Calcifying tendinosis is a condition characterized by the accumulation of calcium in the tendons, most commonly in the rotator cuff. For now, the cause remains unknown. It mainly affects the active working population, most often women aged between 30 and 50 years. Although it sometimes does not manifest any clinical problems, it often causes pain and impaired shoulder joint mobility. Medication and physiotherapy are unsuccessful in a certain percentage of patients, thus requiring additional treatment (ultrasound-guided calcification, extracorporeal shock wave therapy (ESWT) or surgical treatment). This in most cases results in significant reduction or even elimination of symptoms.

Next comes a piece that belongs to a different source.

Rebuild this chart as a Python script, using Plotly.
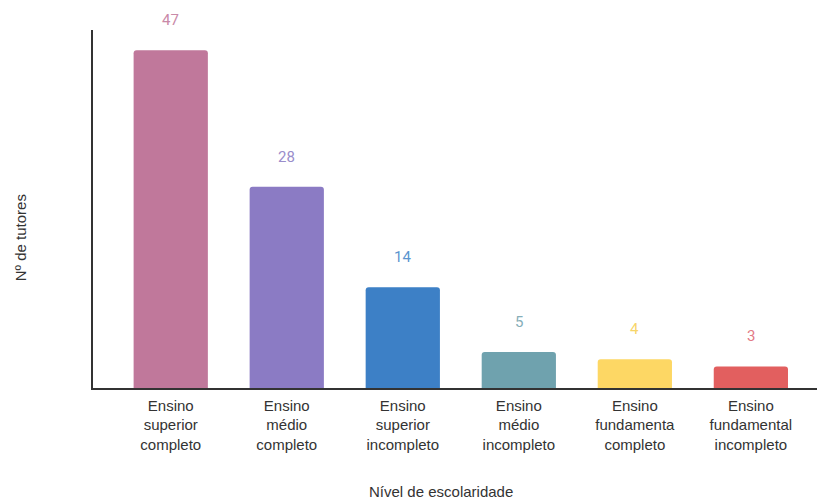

Initially, the radiologist punctures the calcification under the ultrasound guidance. It is then rinsed with saline to remove it as much as possible. Following this procedure, an anti-inflammatory agent (corticosteroid) is injected in the subacromial bursa to prevent subacromial bursitis which can be a complication of the intervention itself. The aim of the treatment is to remove as much of the calcification as possible. Consequently, this reduces its volume effect causing subacromial impingement and inflammation of the tendon in which the calcification is located. In this way, clinical problems can be eliminated to the greatest possible extent.
The intervention is performed under the local anesthesia.
Together with the preparation, it lasts about 20 – 45 minutes.
There may be increased shoulder pain the first two days after the treatment. It is an adverse effect of the corticosteroid. An oral analgesic is recommended if this happens. Otherwise, the pain usually resolves by itself after a certain period.
During the first 14 days after the treatment, it is advised not to lift the arm above the shoulder girdle, or to stress the shoulder. After this period, the range of movements and loads can gradually begin to increase.
In diabetics, corticosteroid administration may cause blood sugar fluctuations for up to several days after the procedure. Therefore, more frequent measurements of sugar values are advised.
In the case of swelling, redness and pain, or if there are symptoms of systemic infection (such as fever), medical attention is needed as soon as possible.
US examinations are performed exclusively on a self-pay basis.
Please warn us if you have diabetes, blood clotting disease or are taking blood clotting medicines!